Уже темнело и включили прожектора. Они вспыхнули резким карцерным светом, отрезали астафьевский двор от сумерек и вечерней зари над рекой.
Из амбара вышла покурить лысая пузатая фигура. Это был известный фантаст-юморист Успенский. Я видел его еще, когда получал премию «Дебют» в Москве. Помню, он сильно выделялся на фоне рафинированных членов жюри растянутыми трениками, красным лицом и мятой футболкой, из-под которой торчало круглое пузо. Для меня тогда это было удивительно. Мне нравились его книжки, и я представлял его себе таким худым, злым, энергичным, человеком-ядовитой-осой. А он оказался алкогольным колобком с серыми глазками. Допился до сердечного приступа или чего-то в этом роде. Не смог присутствовать на вручении Силаеву премии, потому что после приступа и откачки врачами «скорой», продолжил пить у себя в номере.
В данный момент Успенский был в завязке и пил на банкете только брусничный морс. Стоял, курил, щурясь на прожекторы. К нему вышла его жена, пожилая редакторша местной газеты, слегка экстравагантного вида. Так выглядят после сорока женщины, не желающие ни стареть, ни молодиться. Когда я проходил мимо, она вдруг окликнула меня:
– Слушай, – сказала она, держа сигарету на отлете, – Мне понравилось твое стихотворение. Правда, я не поняла, про что оно. Слишком короткое. Но в нем было это – чувство поэзии. Такое редко встречается даже у поэтов.
– Спасибо, – сказал я.
– Ты когда собираешься в Москву? – спросила она.
– Я не собираюсь в Москву, – сказал я.
Она опустила сигарету и округлила удивленно глаза.
– Тебе обязательно надо в Москву. – заговорила она торопливо и даже забыла курить, сигарета тлела в ее пальцах, – Нельзя, чтобы ты просто пропал. Я много раз видела, как пропадают талантливые люди. Если останешься, это тебе гарантировано. Тем более, в твоем Кемерове.
– А что я буду делать в Москве? – спросил я, – Что у меня там будет, чего нет в Кемерове?
– Глупенький! – убеждала она, – Я дам тебе адрес Шендеровича, позвоню ему, попрошу, чтобы он помог. Он, конечно, не поможет. Он такой… но хоть что-то посоветует. А дальше ты сам сможешь! Я вижу по твоим глазам, что ты сможешь. И глаза у тебя красивые. Правда, в Москве тебе придется спать с мужчинами. Но ты сильный, ты выдержишь.
Я заржал, как конь, схватившись за живот и притопывая ногами по дощатому настилу.

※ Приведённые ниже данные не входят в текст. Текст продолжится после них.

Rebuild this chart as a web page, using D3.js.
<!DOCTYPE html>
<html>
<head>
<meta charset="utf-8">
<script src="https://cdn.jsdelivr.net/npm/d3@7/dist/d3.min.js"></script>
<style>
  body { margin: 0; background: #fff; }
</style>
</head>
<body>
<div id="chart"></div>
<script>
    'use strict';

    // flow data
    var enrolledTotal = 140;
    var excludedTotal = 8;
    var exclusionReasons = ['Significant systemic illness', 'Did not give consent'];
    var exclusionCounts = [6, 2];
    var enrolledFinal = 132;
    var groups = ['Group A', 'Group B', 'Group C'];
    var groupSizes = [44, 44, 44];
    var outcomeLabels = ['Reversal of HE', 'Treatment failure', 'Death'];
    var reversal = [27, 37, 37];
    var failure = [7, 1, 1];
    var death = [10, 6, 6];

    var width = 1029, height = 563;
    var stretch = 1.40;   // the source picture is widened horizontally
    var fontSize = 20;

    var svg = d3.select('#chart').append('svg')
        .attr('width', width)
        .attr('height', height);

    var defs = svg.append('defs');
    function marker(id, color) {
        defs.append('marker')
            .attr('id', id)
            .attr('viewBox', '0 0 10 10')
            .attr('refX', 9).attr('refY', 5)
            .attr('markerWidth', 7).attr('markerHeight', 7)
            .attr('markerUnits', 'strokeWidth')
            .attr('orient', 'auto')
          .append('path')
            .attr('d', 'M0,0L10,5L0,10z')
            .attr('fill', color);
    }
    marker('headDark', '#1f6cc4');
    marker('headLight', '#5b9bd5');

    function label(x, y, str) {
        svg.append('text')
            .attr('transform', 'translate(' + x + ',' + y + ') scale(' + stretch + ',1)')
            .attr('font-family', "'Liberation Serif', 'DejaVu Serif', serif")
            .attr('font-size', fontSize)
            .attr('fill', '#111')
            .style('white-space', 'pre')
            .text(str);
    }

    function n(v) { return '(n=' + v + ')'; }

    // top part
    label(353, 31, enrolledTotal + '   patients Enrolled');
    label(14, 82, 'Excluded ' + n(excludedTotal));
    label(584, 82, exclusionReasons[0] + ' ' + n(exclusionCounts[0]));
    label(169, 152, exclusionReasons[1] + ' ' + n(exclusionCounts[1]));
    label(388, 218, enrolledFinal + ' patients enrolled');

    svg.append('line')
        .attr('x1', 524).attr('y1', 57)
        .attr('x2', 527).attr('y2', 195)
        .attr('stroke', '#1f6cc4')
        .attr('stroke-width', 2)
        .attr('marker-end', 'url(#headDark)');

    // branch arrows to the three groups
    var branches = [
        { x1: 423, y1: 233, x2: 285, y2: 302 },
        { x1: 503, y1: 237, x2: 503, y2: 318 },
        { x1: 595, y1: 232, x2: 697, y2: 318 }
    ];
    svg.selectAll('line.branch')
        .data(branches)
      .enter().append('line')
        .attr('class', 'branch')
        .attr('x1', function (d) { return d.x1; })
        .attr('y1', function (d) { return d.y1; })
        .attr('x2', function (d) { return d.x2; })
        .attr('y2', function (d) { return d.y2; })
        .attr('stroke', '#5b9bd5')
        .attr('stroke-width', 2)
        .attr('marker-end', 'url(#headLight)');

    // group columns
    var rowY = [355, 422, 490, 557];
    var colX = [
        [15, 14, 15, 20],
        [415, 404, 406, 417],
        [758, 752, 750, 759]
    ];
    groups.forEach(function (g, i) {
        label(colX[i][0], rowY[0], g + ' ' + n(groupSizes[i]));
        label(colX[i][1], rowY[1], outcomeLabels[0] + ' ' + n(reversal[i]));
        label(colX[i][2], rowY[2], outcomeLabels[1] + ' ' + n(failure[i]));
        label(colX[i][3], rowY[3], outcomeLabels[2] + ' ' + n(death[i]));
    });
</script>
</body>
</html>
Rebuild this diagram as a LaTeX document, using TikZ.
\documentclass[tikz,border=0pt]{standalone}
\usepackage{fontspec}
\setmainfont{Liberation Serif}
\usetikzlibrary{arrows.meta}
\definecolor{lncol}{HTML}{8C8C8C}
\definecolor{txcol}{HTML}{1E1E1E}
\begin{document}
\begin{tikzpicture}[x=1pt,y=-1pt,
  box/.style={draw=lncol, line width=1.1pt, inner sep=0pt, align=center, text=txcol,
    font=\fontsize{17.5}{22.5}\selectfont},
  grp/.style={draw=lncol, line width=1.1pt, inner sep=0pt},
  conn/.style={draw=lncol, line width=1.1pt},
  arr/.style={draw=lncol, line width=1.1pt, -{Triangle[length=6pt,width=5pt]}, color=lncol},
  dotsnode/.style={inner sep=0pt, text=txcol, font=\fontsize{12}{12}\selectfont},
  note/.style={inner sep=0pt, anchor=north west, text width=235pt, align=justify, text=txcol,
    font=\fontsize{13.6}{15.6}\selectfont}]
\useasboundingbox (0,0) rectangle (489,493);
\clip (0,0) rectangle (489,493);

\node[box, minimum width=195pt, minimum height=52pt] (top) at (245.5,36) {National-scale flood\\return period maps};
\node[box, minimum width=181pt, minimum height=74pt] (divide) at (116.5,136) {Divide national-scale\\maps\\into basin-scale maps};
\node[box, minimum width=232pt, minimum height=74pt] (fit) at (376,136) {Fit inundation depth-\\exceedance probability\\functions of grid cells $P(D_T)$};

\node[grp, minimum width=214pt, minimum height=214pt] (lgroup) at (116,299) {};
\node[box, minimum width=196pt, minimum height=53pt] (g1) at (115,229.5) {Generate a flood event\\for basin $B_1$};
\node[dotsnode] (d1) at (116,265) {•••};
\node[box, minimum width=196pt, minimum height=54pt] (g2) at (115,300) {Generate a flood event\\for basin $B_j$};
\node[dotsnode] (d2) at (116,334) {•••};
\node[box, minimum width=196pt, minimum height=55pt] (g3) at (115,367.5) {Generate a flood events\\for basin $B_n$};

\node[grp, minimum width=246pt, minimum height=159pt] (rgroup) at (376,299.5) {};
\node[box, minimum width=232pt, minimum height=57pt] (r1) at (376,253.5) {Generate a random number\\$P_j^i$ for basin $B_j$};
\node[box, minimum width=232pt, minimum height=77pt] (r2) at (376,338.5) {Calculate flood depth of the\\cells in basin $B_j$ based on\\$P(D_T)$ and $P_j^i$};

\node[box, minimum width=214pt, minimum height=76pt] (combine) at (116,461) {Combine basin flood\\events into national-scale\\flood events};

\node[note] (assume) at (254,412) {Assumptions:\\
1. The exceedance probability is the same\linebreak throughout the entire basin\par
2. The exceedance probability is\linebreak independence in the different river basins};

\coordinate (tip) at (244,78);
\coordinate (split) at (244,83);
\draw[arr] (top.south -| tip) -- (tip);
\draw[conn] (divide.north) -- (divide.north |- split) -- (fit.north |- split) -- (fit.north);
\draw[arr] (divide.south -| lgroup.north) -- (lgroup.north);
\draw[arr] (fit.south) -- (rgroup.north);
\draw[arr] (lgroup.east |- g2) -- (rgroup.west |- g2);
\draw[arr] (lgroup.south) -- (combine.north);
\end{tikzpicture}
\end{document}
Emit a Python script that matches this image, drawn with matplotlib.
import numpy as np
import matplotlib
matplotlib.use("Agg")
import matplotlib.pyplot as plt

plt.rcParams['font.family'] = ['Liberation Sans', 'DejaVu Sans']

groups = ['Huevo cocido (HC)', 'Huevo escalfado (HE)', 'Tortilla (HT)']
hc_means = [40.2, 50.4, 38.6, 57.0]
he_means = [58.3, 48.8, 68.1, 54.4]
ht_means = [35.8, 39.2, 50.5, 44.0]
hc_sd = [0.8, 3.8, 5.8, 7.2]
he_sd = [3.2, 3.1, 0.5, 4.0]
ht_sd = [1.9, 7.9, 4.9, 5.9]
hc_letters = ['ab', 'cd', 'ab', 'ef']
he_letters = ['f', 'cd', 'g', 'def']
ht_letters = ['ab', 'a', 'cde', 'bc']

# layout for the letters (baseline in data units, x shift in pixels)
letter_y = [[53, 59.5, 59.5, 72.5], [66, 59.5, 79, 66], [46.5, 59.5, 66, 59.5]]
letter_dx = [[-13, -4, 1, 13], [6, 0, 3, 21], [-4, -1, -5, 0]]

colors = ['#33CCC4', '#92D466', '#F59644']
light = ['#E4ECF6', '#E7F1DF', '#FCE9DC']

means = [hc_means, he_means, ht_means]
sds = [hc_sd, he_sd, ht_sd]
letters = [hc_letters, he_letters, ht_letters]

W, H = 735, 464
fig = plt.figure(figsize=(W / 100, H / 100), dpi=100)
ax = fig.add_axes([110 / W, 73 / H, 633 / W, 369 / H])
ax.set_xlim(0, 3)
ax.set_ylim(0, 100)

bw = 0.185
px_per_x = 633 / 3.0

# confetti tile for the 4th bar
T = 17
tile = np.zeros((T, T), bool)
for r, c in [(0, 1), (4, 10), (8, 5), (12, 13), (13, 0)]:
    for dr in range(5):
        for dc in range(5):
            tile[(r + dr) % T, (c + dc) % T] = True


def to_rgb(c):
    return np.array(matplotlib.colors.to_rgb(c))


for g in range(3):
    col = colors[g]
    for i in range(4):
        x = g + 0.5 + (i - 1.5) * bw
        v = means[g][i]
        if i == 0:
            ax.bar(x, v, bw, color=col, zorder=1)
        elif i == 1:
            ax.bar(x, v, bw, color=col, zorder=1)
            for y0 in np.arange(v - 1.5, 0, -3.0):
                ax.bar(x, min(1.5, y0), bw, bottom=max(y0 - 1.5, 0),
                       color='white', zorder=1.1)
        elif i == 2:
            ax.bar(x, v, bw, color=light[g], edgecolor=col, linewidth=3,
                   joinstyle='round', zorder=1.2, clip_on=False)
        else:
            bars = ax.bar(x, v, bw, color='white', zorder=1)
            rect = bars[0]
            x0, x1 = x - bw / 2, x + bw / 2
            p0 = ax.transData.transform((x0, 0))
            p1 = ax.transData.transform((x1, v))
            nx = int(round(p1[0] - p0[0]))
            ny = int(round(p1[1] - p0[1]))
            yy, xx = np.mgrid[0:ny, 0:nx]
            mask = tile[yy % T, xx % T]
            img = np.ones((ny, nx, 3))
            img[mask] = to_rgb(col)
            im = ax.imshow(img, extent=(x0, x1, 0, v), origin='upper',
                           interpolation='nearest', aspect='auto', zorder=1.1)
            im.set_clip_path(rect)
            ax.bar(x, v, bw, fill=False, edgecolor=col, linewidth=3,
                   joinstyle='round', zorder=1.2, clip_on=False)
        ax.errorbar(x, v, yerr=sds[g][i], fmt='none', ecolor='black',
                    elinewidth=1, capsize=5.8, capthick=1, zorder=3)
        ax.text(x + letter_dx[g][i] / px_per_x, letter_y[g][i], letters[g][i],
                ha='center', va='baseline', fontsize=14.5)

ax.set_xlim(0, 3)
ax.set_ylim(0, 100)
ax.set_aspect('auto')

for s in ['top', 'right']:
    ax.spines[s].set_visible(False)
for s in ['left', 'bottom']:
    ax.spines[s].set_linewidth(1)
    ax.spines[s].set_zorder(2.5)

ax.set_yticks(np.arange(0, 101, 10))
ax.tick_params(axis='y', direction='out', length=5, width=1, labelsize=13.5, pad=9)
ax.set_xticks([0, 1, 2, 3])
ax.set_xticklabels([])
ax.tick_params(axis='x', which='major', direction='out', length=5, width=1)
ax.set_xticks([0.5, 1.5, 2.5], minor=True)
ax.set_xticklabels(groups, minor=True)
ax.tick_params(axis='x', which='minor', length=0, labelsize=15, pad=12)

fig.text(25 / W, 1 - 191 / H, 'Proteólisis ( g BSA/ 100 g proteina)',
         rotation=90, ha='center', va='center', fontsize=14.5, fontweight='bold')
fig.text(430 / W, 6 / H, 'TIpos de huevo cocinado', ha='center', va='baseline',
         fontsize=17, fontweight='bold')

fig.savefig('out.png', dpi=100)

– Дурачок… – сказала она с материнским вздохом, как говорят о хороших, но пропащих сыновьях, и затянулась сигаретным дымом – Тебя наверное, в Кемерове девочка ждет… С твоими глазами – обязательно есть хорошая девочка, которая ждет… Сидит, там, наверное, беременная…
Она заглянула мне в лицо и улыбнулась по-доброму печально. Вокруг ее глаз лучились морщинки.
– Нет, не беременная, – сказал я.
– Хорошо, что не беременная, – сказала она, странно отворачиваясь и делая голос сухим, – Только все равно… Миша! Ты слышал? Он не хочет ехать в Москву!
Успенский подошел к нам, посмотрел на меня, и сказал так же, как она, в сторону:
– Ну, что можно сделать, если человек в таком возрасте.
А потом уже мне:
– В Кузбассе ты ничего не высидишь. Ваша власть… Тот человек, который у вас главный – он ничего не понимает в искусстве.
– А посмотри, какие у него глаза, – сказала жена Успенскому.
Тот посмотрел на меня еще раз:
– Да, видел я уже его. И читал.
Он как будто хотел сказать что-то еще, но бросил окурок. И мы все пошли в амбар, потому что на улице становилось холодно.